Second Sunday of Advent - December 7, 2003

            We have all seen and felt the power of beauty.  I first began -- as an adult -- to notice this power while I was traveling in the world, especially in Europe, where things used to be built first and foremost for their beauty and not for utility.  I have seen the power of beauty affect a crowd of people -- tourists -- as they made their way across a sunlit piazza chatting away mindlessly... until they entered the portals of a Cathedral, and there a hush descended upon them, and faces turned upward, drawn by a beauty, a beauty and wonder urging them to peer beyond this world.  I have watched it, this power of beauty, to do, strangely, something to the soul -- I have seen it in the faces of non-Christians standing in St.
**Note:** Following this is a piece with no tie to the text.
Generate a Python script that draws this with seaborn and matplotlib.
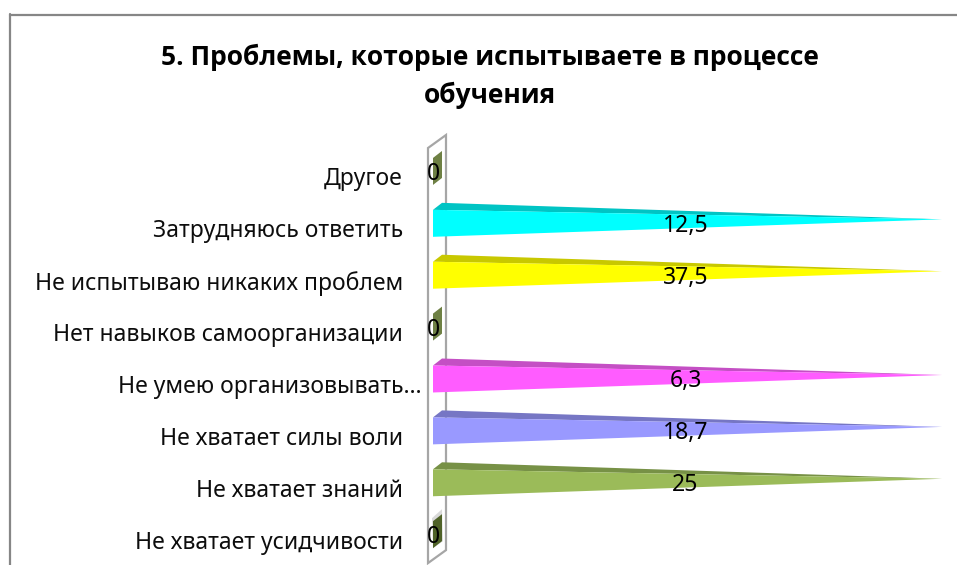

Peter’s in Rome before that exquisite statue of our Lady holding her dead Son, her countenance marked by a sorrow too deep for words; there the crowds stare at this sight, moved by something they can’t quite identify.  And in the rooms of great museums, people noisily tracing their way past works of recent vintage, only to arrest their chatter in the Medieval and Renaissance sections before scenes of sacred beauty.  Hushed by the  power of beauty.

            A Russian novelist once said that beauty would save the world.  It will; in a sense, it already has.  Because beauty -- rightly understood and appropriated -- is really nothing less than the Truth, Goodness, God, speaking to us, wooing us, through visible and audible, sensual forms.  Beauty is the communication of truth and goodness, a communication that calls to us across the threshold of eternity because truth and goodness are timeless.  Beauty is of God; for He is Beauty Himself. 

            Therefore we know where the glorification of the ugly comes from.  It is the product, the excretion of hell.  So the so-called celebration of the ugly, as we see in much of pop culture,  the pathetically shallow and stupid music of our times, the kitschy mindlessness, some of it actual glorification of the satanic -- this is no innocent and youthful pass-time but either the expression of depravity or the cry of a human soul starving for beauty, or both. 

            But just as there is a just and rightful fear of the demonic, there is also a mysterious and discouraging fear in modern times of beauty itself.  And there is a fear of beauty because there is a fear and a kind of aversion to what beauty calls us to.  There is, that is, a modern aversion to the sacred, a fear of the holy, the things in this life that remind us of our mortality and our true home beyond this world. 

            There is really no other way to explain how someone, with whom I walked into a most plain and utilitarian and ugly Catholic parish church, how he could say to me with a straight face, “Isn’t this beautiful?”  “Are you trying to convince me or yourself of that?” I responded.  But here, I’m convinced, what is meant by “beautiful” is really the word comfortable, or the non-disturbing, the reassuring.  Yes, we moderns have done what no one else in history ever did, ever tried to do, would never have thought of trying to do -- and that is to tame Beauty.  “Beauty” in the modern age has come to mean what makes me feel good, what especially makes me feel good about myself.  But real beauty disturbs us.  Have we not felt its power?  Are we (frightful question) still capable?  Those simultaneously felt intimations of sorrow and joy -- sorrow for a fallen world, seen so clearly as fallen in the light of beauty; and also, at the same time, Joy, joy surging up within us at the hope inspired in us by beauty, hope for a final restoration of all things.

            But why talk about beauty on the Second Sunday of Advent?  What has beauty to do with today’s readings, today’s Mass?  Everything.  Everything.  Because the readings are essentially about repentance, that change of mind we are called to that moves us away from the putrid ugliness of sin and evil and back toward God, God’s will, that is, toward Beauty.  It will not do for motivation to repent to just tell ourselves that “I did a no-no,” or that the consequences of sin are just so inconvenient (and they are, much more than just merely inconvenient).  No, we need a glimpse of what is promised to those who truly repent.  We need to be inspired by beauty and realize that through a refusal to repent we could lose, for all eternity, the breathtaking glory of what beauty promises. 

            Like the captives of Zion, in today’s psalm, let us too be brought back to our senses (yes, even our five senses!, so that we can again detect beauty, real beauty, and receive that inspiration we must have to repent and live the Christian life in the hope of what God Himself has promised us.  Let the small (sometimes overwhelming), signals of great and eternal joy reach us through our attention to God and His Word.  Let the radiance from beyond light up our landscape, not with a dream but with a glimpse of reality, that we who “were like men dreaming.... [but] then our mouth was filled with laughter, and our tongue with rejoicing” -- that we as from a dream, awakened by beauty, God’s voice to us, we turn our backs on what will only damn us and turn to what, to the One Who will make us blessed and far happier than even the most beautiful things of this world can even begin to foreshadow.